指導者次第で人間は善にも悪にもなり、利にも害にも走るのが人間の面白いところで、政治・会社・学校・家庭においても同じことが言えます。

人間集団においての改革の手本になるものは『日暮硯』の恩田木工が判り易いと思います。

信州松代藩の末席家老から財政再建を託された人ですが、要諦は自分に厳しく人に優しくです。

改革は上の立場の者から始めるもので、範を示して下の立場の者の改革を後にすることです。

家老を受諾してからは家族一同が御飯と味噌汁のみで暮らし、農民には低姿勢に年貢を猶予する配慮を示してお願い、民の暮らし向きを一番に思い測り、弱い立場の人達に過去の不平不満を直訴させ、その手紙は開封せずに殿様にみせ、殿様がその不正の者を処罰すると言うと止め『殿から優しく、その不正を働いた者に私への改革への協力するようにお伝え下さい』とお願いし、不正者を人格で圧倒して心服させるのです。
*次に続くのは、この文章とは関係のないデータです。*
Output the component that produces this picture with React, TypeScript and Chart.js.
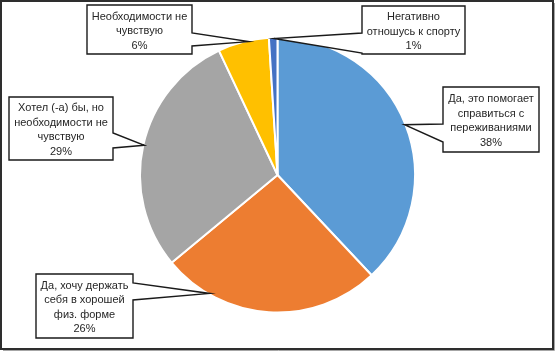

不正者には不正を働く才覚があるので、その才覚を良い方向へ使うように導き改革の力にと述べます。

幕府からの借財1万両も含めて、この改革は五年で成功に導かれましたが、すべて誠心誠意と範と寛容の力で知識の力ではありません

何事も根気よく粘り強い意志の力が真の人間力というもので、それさえあれば必要な学問や知識は瞬時に我が物にするものですので『勉強しろ』などと言うのは愚の骨頂です。
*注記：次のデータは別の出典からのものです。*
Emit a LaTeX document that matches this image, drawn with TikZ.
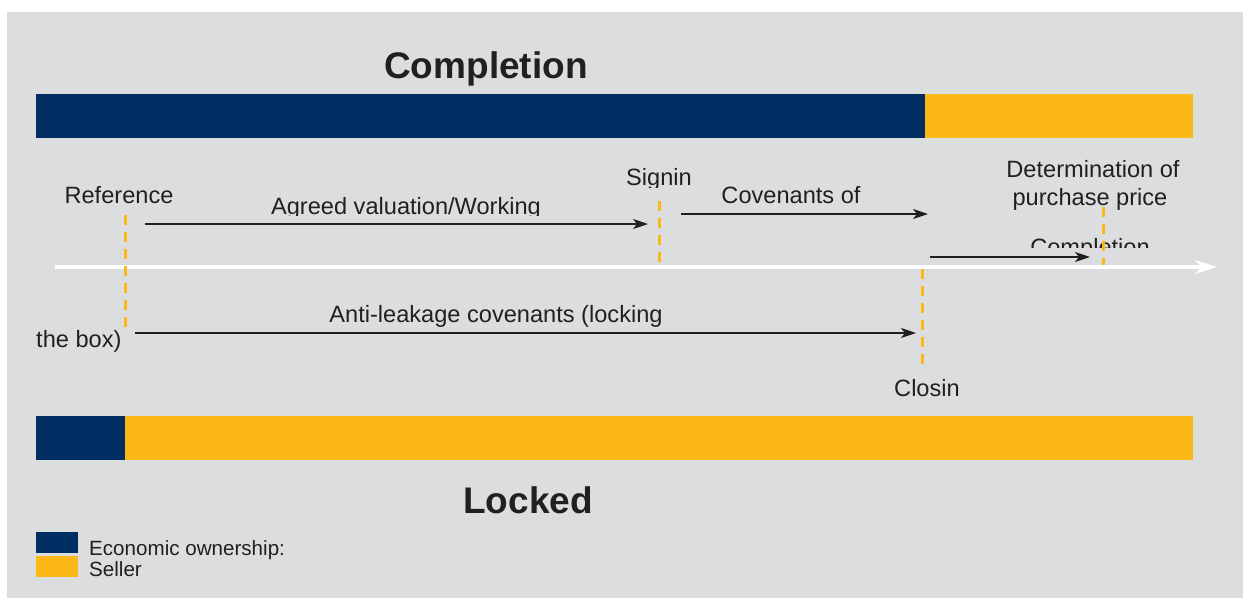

世界的に格差から不穏な時代を迎えていますが、家庭で言うと弱者の子供を虐待しているように、強者の守るべき立場の人がが自分のことは棚に上げて、自分には優しく甘い蜜を舐め、他人には苛烈に厳しくで真の改革の姿勢とは真逆の姿です。

歴史的評価の高い日本の国民ですので、もうそろそろ感情的・短絡的な無責任を自覚し卒業して、ただ忍耐して過労死するのではなく、お金への執着を捨て心に幅を持てるような知識にも目を向け、そんな心を豊かにするような自尊心のためにも、もう少し根気強くならなくてはいけないように思います。